Di Redazione
A pochi giorni dall’annuncio della scelta di abbandonare il volley giocato, Lucia Bacchi racconta la sua lunga e fortunata carriera in una bella intervista a Matteo Ferrari per La Provincia. Dagli esordi (“prima andavo a cavallo, ma ho capito subito di dover fare uno sport di movimento per sfogare la mia iperattività e sono passata all’atletica. Lì mi ha visto l’allenatore di volley Carlo Lodi Rizzini“) alla prima chiamata di San Giorgio Mantovano: “Da lì ho iniziato a capire che per arrivare dove volevo avrei dovuto fare una vita estremamente disciplinata, ma anche che da semplice passione la pallavolo stava diventando qualcosa di più“.
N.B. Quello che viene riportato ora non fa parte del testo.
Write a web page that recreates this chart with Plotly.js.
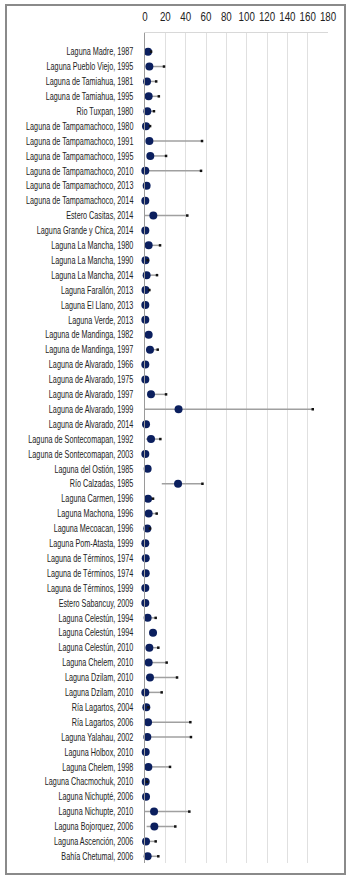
<!DOCTYPE html>
<html><head><meta charset="utf-8">
<script src="https://cdn.plot.ly/plotly-3.0.1.min.js"></script>
<style>
html,body{margin:0;padding:0;background:#fff;}
#frame{position:absolute;left:5px;top:4px;width:337px;height:867px;border:2px solid #8a8a8a;box-sizing:content-box;}
#chart{position:absolute;left:0;top:0;width:354px;height:887px;}
</style></head>
<body>
<div id="frame"></div>
<div id="chart"></div>
<script>
const labels = [
"Laguna Madre, 1987","Laguna Pueblo Viejo, 1995","Laguna de Tamiahua, 1981","Laguna de Tamiahua, 1995","Rio Tuxpan, 1980",
"Laguna de Tampamachoco, 1980","Laguna de Tampamachoco, 1991","Laguna de Tampamachoco, 1995","Laguna de Tampamachoco, 2010",
"Laguna de Tampamachoco, 2013","Laguna de Tampamachoco, 2014","Estero Casitas, 2014","Laguna Grande y Chica, 2014",
"Laguna La Mancha, 1980","Laguna La Mancha, 1990","Laguna La Mancha, 2014","Laguna Farallón, 2013","Laguna El Llano, 2013",
"Laguna Verde, 2013","Laguna de Mandinga, 1982","Laguna de Mandinga, 1997","Laguna de Alvarado, 1966","Laguna de Alvarado, 1975",
"Laguna de Alvarado, 1997","Laguna de Alvarado, 1999","Laguna de Alvarado, 2014","Laguna de Sontecomapan, 1992",
"Laguna de Sontecomapan, 2003","Laguna del Ostión, 1985","Río Calzadas, 1985","Laguna Carmen, 1996","Laguna Machona, 1996",
"Laguna Mecoacan, 1996","Laguna Pom-Atasta, 1999","Laguna de Términos, 1974","Laguna de Términos, 1974","Laguna de Términos, 1999",
"Estero Sabancuy, 2009","Laguna Celestún, 1994","Laguna Celestún, 1994","Laguna Celestún, 2010","Laguna Chelem, 2010",
"Laguna Dzilam, 2010","Laguna Dzilam, 2010","Ría Lagartos, 2004","Ría Lagartos, 2006","Laguna Yalahau, 2002","Laguna Holbox, 2010",
"Laguna Chelem, 1998","Laguna Chacmochuk, 2010","Laguna Nichupté, 2006","Laguna Nichupte, 2010","Laguna Bojorquez, 2006",
"Laguna Ascención, 2006","Bahía Chetumal, 2006"];

const means = [3,4.3,2,3.6,2.3,1,4.3,5.2,0.3,1.6,0.3,8.2,0.3,3.6,0.5,1.6,0.5,0.3,0.3,3.6,4.9,0.3,0.3,5.9,33,1,5.9,0.3,2.6,32.5,
3,3.6,2.3,0.3,0.7,0.7,0.3,0.3,2.6,7.9,4.3,3.6,4.9,0.3,1.3,3,2.3,0.7,3.3,0.7,1,8.9,9.2,1,2.6];
const errUpper = [3,14.4,9,10,6.5,4,51.8,15.5,54.8,0,0,33.4,0,11.2,2.1,10.2,3.8,0,0,0,7.6,0,0,14.8,132,0,9.2,0,0,24,
4.9,7.9,2.6,0,0,0,0,0,7.9,0,8.8,17.7,26.6,16.1,2,41.6,42.9,0,21.3,1.3,0,34.7,20.6,9.5,10.5];
const errLower = [0,0,0,0,0,0,0,0,0,0,0,8.2,0,0,0,0,0,0,0,0,0,0,0,0,33,0,5,0,0,16,
0,0,0,0,0,0,0,0,0,0,0,0,0,0,0,0,0,0,0,0,0,8.9,7.6,0,0];
const xTicks = [0,20,40,60,80,100,120,140,160,180];

const idx = labels.map((_, i) => i);
const capIdx = idx.filter(i => errUpper[i] > 0);
const capX = capIdx.map(i => means[i] + errUpper[i]);

const traces = [
  {type:'scatter', mode:'markers', x:means, y:idx,
   error_x:{type:'data', symmetric:false, array:errUpper, arrayminus:errLower, color:'#a0a0a0', thickness:1.5, width:0},
   marker:{color:'#0b1f5e', size:8}, hoverinfo:'x+text', text:labels, cliponaxis:false},
  {type:'scatter', mode:'markers', x:capX, y:capIdx,
   marker:{color:'#111', size:2.5, symbol:'square'}, hoverinfo:'skip'}
];

const font = "'Liberation Sans', Arial, sans-serif";
const layout = {
  width:354, height:887,
  margin:{l:145, r:26, t:33, b:24},
  paper_bgcolor:'rgba(0,0,0,0)', plot_bgcolor:'#fff',
  showlegend:false,
  font:{family:font, size:10, color:'#222'},
  xaxis:{side:'top', range:[0,180], tickvals:xTicks, ticktext:xTicks.map(String), showgrid:true,
         gridcolor:'#e0e0e0', gridwidth:1, zeroline:false, showline:true, linecolor:'#d8d8d8', mirror:false,
         ticks:'', tickangle:0, ticklabelstandoff:6, tickfont:{family:font, size:12.5, color:'#222'}, fixedrange:true},
  yaxis:{range:[54.45,-1.25], tickvals:idx, ticktext:labels, showgrid:false, zeroline:false,
         showline:true, linecolor:'#9a9a9a', linewidth:1.5, ticks:'', ticklabelstandoff:8,
         tickfont:{family:font, size:10.5, color:'#222'}, fixedrange:true}
};

function condense(gd) {
  const squeeze = (sel, k) => {
    gd.querySelectorAll(sel).forEach(t => {
      const x = parseFloat(t.getAttribute('x') || 0);
      const tr = t.getAttribute('transform') || '';
      t.setAttribute('transform', tr + ` translate(${x},0) scale(${k},1) translate(${-x},0)`);
    });
  };
  squeeze('.ytick text', 0.69);
  squeeze('.xtick text', 0.78);
}
Plotly.newPlot('chart', traces, layout, {displayModeBar:false, staticPlot:true}).then(condense);
</script>
</body></html>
Nessun rimpianto per la schiacciatrice reduce dall’ennesimo successo, la promozione con la Megabox Vallefoglia: “Se mi guardo indietro credo di aver vinto davvero tanto per quelle che erano le mie possibilità. Tutte le volte che vedo nel mio palmares due Champions League mi viene ancora la pelle d’oca. Ho fatto diverse promozioni, la Supercoppa, mi sono dedicata al Beach Volley e ho vinto uno scudetto anche lì: ho ottenuto tanti successi che mi hanno ampiamente ripagato degli sforzi che ho fatto“.
Il futuro per Bacchi è ancora un enigma: “Non ho mai avuto un piano B. Da quando ho preso le mie cose e lasciato casa per la pallavolo, non mi sono mai posta il problema, e anche ora non so dire cosa farò da ‘grande’. Sto lavorando nel servizio di spesa online di un supermercato di Ravenna, ho fatto anche la bagnina d’estate, tra una stagione e l’altra. Diciamo che ferma non ci so stare, quindi qualcosa faccio e farò sempre, ma non saprei dare un contorno preciso a quello che vorrò fare in futuro“.
La giocatrice di Casalmaggiore dice la sua anche sul caso di Lara Lugli e, più in generale, sulla riforma del lavoro sportivo: “Siamo professioniste o dilettanti in base a quello che serve agli altri, e questa è una situazione che non è sostenibile per chi fa di questo sport la propria professione. Giocare in Serie A significa fare due allenamenti al giorno, affrontare trasferte impegnative che occupano il fine settimana, di fatto non lascia margine per fare altro. Se non è professionismo, o quantomeno lavoro questo, non so cosa possa esserlo“.